Speaker
Description
The Future Circular Collider (FCC-hh) project, proposed by CERN with a target collision energy of 100 TeV, stands at the forefront of particle physics research. Advancements in superconducting wire technology are crucial for developing the required 16 T superconducting dipole magnets necessary to guide the proton beams. Nb$_3$Sn emerges as the most promising superconducting material for making these high-field dipole magnets. However, the critical current density (J$_C$) of state-of-the-art wires is currently 20% below the targeted performance of 2500 A/mm² at 16T and 4.2K. The critical current density of Nb$_3$Sn is inversely proportional to the material grain size. Therefore, one potential route to meet the FCC specification is to develop methods that limit the Nb$_3$Sn grain coarsening during phase formation. To achieve this, at the University of Geneva, we are employing the internal oxidation process, utilizing Nb-Ta alloys with oxygen-affinity elements such as Zr or Hf, along with an oxygen source (SnO$_2$).

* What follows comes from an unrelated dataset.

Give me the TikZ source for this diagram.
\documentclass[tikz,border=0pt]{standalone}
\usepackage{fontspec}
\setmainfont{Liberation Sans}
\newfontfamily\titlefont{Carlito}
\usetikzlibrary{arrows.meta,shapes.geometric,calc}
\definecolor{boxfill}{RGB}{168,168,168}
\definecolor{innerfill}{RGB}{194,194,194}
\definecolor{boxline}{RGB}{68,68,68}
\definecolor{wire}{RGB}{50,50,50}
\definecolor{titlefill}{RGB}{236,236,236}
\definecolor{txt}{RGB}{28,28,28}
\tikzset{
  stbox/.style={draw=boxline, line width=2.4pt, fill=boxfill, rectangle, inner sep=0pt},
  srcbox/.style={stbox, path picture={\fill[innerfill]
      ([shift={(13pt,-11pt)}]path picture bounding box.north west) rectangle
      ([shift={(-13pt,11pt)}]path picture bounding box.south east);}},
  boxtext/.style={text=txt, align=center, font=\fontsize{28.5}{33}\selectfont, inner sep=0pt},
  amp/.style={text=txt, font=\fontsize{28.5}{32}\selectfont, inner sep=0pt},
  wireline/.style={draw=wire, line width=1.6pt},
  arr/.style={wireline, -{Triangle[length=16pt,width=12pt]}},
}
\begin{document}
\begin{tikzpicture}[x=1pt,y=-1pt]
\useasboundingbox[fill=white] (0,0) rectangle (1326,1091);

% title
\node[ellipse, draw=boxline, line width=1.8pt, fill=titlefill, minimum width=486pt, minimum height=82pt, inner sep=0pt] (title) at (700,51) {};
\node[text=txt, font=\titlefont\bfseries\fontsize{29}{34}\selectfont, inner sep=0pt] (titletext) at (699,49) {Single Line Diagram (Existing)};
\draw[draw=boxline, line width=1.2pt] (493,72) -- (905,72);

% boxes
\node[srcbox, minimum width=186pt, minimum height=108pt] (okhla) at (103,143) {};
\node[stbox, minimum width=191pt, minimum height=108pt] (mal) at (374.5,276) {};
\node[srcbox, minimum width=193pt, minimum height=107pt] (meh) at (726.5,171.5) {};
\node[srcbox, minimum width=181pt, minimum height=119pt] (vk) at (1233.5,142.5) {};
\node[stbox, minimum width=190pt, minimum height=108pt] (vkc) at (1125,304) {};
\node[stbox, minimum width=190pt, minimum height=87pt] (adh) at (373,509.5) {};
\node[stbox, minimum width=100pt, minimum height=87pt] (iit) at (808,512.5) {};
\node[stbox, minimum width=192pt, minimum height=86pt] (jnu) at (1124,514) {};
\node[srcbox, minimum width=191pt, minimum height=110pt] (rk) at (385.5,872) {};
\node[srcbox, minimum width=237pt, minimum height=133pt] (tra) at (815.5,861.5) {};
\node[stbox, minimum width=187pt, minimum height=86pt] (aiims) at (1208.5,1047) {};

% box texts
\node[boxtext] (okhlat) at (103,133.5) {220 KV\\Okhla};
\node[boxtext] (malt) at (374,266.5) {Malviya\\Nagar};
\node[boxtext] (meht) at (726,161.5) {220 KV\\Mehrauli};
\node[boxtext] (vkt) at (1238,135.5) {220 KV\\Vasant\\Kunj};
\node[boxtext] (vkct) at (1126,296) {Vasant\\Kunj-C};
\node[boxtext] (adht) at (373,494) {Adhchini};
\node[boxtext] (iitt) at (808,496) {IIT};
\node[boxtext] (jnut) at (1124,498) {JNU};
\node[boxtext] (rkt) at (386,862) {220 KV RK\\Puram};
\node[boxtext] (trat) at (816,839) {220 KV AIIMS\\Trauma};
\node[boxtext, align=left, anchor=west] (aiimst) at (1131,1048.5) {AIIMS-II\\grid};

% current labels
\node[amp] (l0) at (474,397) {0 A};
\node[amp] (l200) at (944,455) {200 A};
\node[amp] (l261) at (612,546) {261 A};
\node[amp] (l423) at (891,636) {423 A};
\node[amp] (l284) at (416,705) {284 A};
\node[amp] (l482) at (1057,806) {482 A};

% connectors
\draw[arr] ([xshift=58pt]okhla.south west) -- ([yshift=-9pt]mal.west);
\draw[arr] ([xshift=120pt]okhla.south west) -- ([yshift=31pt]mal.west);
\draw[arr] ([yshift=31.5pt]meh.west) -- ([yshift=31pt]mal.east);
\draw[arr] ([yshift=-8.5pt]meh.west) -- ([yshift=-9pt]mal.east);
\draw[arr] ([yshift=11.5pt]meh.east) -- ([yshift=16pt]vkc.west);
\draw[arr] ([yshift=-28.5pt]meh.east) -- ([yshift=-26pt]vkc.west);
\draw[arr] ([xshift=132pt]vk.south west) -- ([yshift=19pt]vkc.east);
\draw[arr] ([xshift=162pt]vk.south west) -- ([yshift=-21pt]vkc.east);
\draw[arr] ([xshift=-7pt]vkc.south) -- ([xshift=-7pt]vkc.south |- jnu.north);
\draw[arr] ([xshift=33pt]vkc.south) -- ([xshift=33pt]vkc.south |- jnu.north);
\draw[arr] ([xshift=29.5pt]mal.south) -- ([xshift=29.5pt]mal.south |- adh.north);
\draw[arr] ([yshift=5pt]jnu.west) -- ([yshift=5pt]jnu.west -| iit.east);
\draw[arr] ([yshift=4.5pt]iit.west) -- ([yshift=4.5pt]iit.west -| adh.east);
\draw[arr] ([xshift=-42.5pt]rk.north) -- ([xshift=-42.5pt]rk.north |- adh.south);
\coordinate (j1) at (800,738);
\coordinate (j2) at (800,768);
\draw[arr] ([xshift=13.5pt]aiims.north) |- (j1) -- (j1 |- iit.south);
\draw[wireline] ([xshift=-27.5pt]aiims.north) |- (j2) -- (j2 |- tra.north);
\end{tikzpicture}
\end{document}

During synthesis, the oxygen source reacts, forming nano-ZrO$_2$ (or HfO$_2$) precipitates that inhibit grain growth. The achieved refinement of the grain size from 110 nm to 50 nm enhances the J$_C$ to 3000 A/mm² at 16 T and 4.2 K in an Hf-based wire and to 2700 A/mm² in a Zr-based wire. These wires, incorporating Hf, Zr, and the oxygen source, exhibit an upper critical magnetic field (B$_{C2}$) exceeding 29T, surpassing the values achieved in commercial wires by more than 1T. Currently, we are implementing this technique in multifilamentary wires, with the goal of developing scalable methods for industrial production. Introducing the oxygen source remains a challenge, as industrial standard wires consist of ductile metals without powders. Various implementation routes will be presented and discussed.